2011Apr4 "Swing, You Bum"

2011Apr4 "Swing, You Bum"

"The stock market is a no-called-strike game. You don't have to swing at everything--you can wait for your pitch. The problem when you're a money manager is that your fans keep yelling, 'Swing, you bum!'"                                                                                Source: The Tao of Warren Buffett, by Mary Buffett and David Clark, via Engineeringnews.com

Stock Market:
 
 
 
Commodities have continued strengthening from the prior quarter and have surpassed international equities. Our global macro portfolios reflect this change.
 
Productivity referenced below has generated profits and corresponding stock prices. However, rising raw material prices are increasing pressure on profit margins. Most businesses, recognizing consumers’ shift to thrift, have been reluctant to pass through higher costs. Already present in food and fuel, other price hikes are looming for this year which will be a challenge for Mr. Market.
 
Economy:
 
A client recently mentioned these updates were full of negative news creating constant worry. Unfortunately, there are many problems in our economy of a magnitude we have never dealt with before. Government debt and entitlements are the largest and most pervasive in undermining our financial security.
 
However, positive trends are showing up. Reported job creation this week was plus 216,000 for non-farm payroll. By itself, that is not a strong number. The private sector added 240,000 jobs. For the past two months private businesses have added nearly 500,000 employees.
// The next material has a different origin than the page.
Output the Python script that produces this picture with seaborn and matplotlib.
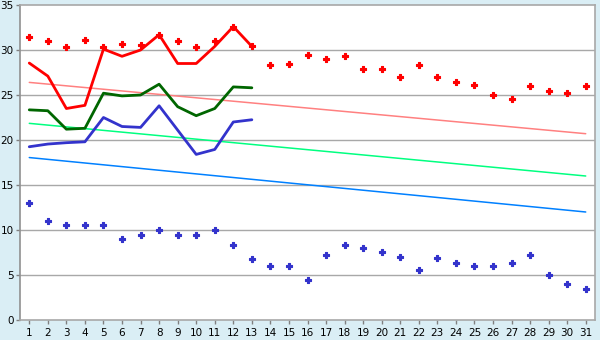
import matplotlib
matplotlib.use("Agg")
import matplotlib.pyplot as plt
import seaborn as sns
import pandas as pd

days = list(range(1, 32))
day_labels = [str(d) for d in days]

record_max = [31.4, 31.0, 30.3, 31.1, 30.3, 30.7, 30.6, 31.7, 31.0, 30.3,
              31.0, 32.6, 30.4, 28.3, 28.5, 29.5, 29.0, 29.3, 27.85, 27.85,
              27.0, 28.3, 27.0, 26.4, 26.1, 25.0, 24.6, 26.0, 25.4, 25.2, 26.0]
record_min = [13.0, 11.0, 10.6, 10.6, 10.6, 9.0, 9.4, 10.0, 9.4, 9.4,
              10.0, 8.3, 6.75, 6.05, 5.95, 4.4, 7.2, 8.3, 7.95, 7.6,
              6.95, 5.6, 6.85, 6.3, 5.95, 5.95, 6.3, 7.2, 4.95, 3.95, 3.5]

obs_days = list(range(1, 14))
obs_max = [28.55, 27.1, 23.5, 23.85, 30.1, 29.3, 30.0, 31.7, 28.5, 28.5, 30.4, 32.6, 30.4]
obs_mean = [23.35, 23.25, 21.2, 21.3, 25.2, 24.9, 25.0, 26.2, 23.7, 22.7, 23.5, 25.9, 25.8]
obs_min = [19.25, 19.55, 19.7, 19.8, 22.5, 21.5, 21.4, 23.8, 21.1, 18.4, 18.95, 22.0, 22.25]

trend_days = [1, 31]
trend_max = [26.4, 20.7]
trend_mean = [21.85, 16.0]
trend_min = [18.05, 12.0]

bg = "#daeef5"
grid_c = "#a8a8a8"

sns.set_theme(style="white")
plt.rcParams["font.family"] = ["DejaVu Sans"]

fig = plt.figure(figsize=(6, 3.4), dpi=100, facecolor=bg)
ax = fig.add_axes([20/600, 20/340, 575/600, 315/340])
ax.set_facecolor("white")

df_rec = pd.DataFrame({"day": days, "max": record_max, "min": record_min})
df_obs = pd.DataFrame({"day": obs_days, "max": obs_max, "mean": obs_mean, "min": obs_min})
df_tr = pd.DataFrame({"day": trend_days, "max": trend_max, "mean": trend_mean, "min": trend_min})

# trend lines
sns.lineplot(data=df_tr, x="day", y="max", ax=ax, color="#ff8080", lw=1.1, zorder=2)
sns.lineplot(data=df_tr, x="day", y="mean", ax=ax, color="#00ff80", lw=1.1, zorder=2)
sns.lineplot(data=df_tr, x="day", y="min", ax=ax, color="#0080ff", lw=1.1, zorder=2)

# observed lines
sns.lineplot(data=df_obs, x="day", y="max", ax=ax, color="#ff0000", lw=2.0, zorder=3)
sns.lineplot(data=df_obs, x="day", y="mean", ax=ax, color="#006600", lw=2.0, zorder=3)
sns.lineplot(data=df_obs, x="day", y="min", ax=ax, color="#3333cc", lw=2.0, zorder=3)

# record points
sns.scatterplot(data=df_rec, x="day", y="max", ax=ax, color="#ff0000", marker="P",
                s=20, linewidth=0.8, edgecolor="#ff0000", zorder=4)
sns.scatterplot(data=df_rec, x="day", y="min", ax=ax, color="#3333cc", marker="P",
                s=20, linewidth=0.8, edgecolor="#3333cc", zorder=4)

ax.set_xlim(0.5, 31.5)
ax.set_ylim(0, 35)
ax.set_xticks(days)
ax.set_xticklabels(day_labels)
ax.set_yticks(range(0, 36, 5))
ax.set_xlabel("")
ax.set_ylabel("")
for y in range(5, 35, 5):
    ax.axhline(y, color=grid_c, lw=1, zorder=1)
for s in ax.spines.values():
    s.set_color(grid_c)
    s.set_linewidth(1.2)
ax.spines["left"].set_color("#909090")
ax.tick_params(axis="both", which="both", length=3, width=1, color="#808080",
               labelsize=7.5, pad=1.5, direction="out", labelcolor="#000000")
ax.tick_params(axis="x", bottom=True, pad=2.5)
ax.tick_params(axis="y", left=True)

fig.savefig("out.png", dpi=100, facecolor=bg)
Meanwhile, government entities have been shedding jobs as budget realities are belatedly addressed.
 
Consumer confidence has declined for several reasons. Some of which are:
 
1        Department of Labor data shows that total employment over the past decade has declined. At the same time, our population has grown by 30 million.
2        Post-recession job growth has been slower than normal. Employees have become more productive. U.S. production is higher than in 2007 but with 6.8 million fewer employees.
3        Wages, adjusted for inflation, have reverted back to 1995 levels. The Census Bureau will post 2010 data in May, but we do not expect it will reveal much improvement.
4        Increasing costs of food and fuel are crimping household budgets. Discretionary spending must slow as families re-define essentials.
 
Bond Market:
 
Rising commodity prices are already being reflected in reported inflation in the U.S. and the UK. Consumers are more pessimistic than the Fed or academics about inflationary trends over the next three to five years. If bond investors decide that Fed actions are deemed responsible, interest rates will rise, causing much damage to the bond market and accelerating liquidations. Basic supply and demand forces never leave the capital markets. With more sellers than buyers, prices fall.
 
When the facts change, I change my mind. What do you do, sir?”  - John Maynard Keynes
 
Our plan is “the plan will change.” What is your plan?
 
Relative strength measures the price performance of a stock against a market average, a selected universe of stocks or a single alternative holding. Relative strength improves if it rises faster in an uptrend, or falls less in a downtrend. It is easily applied to individual positions in your portfolio and to sectors and asset classes.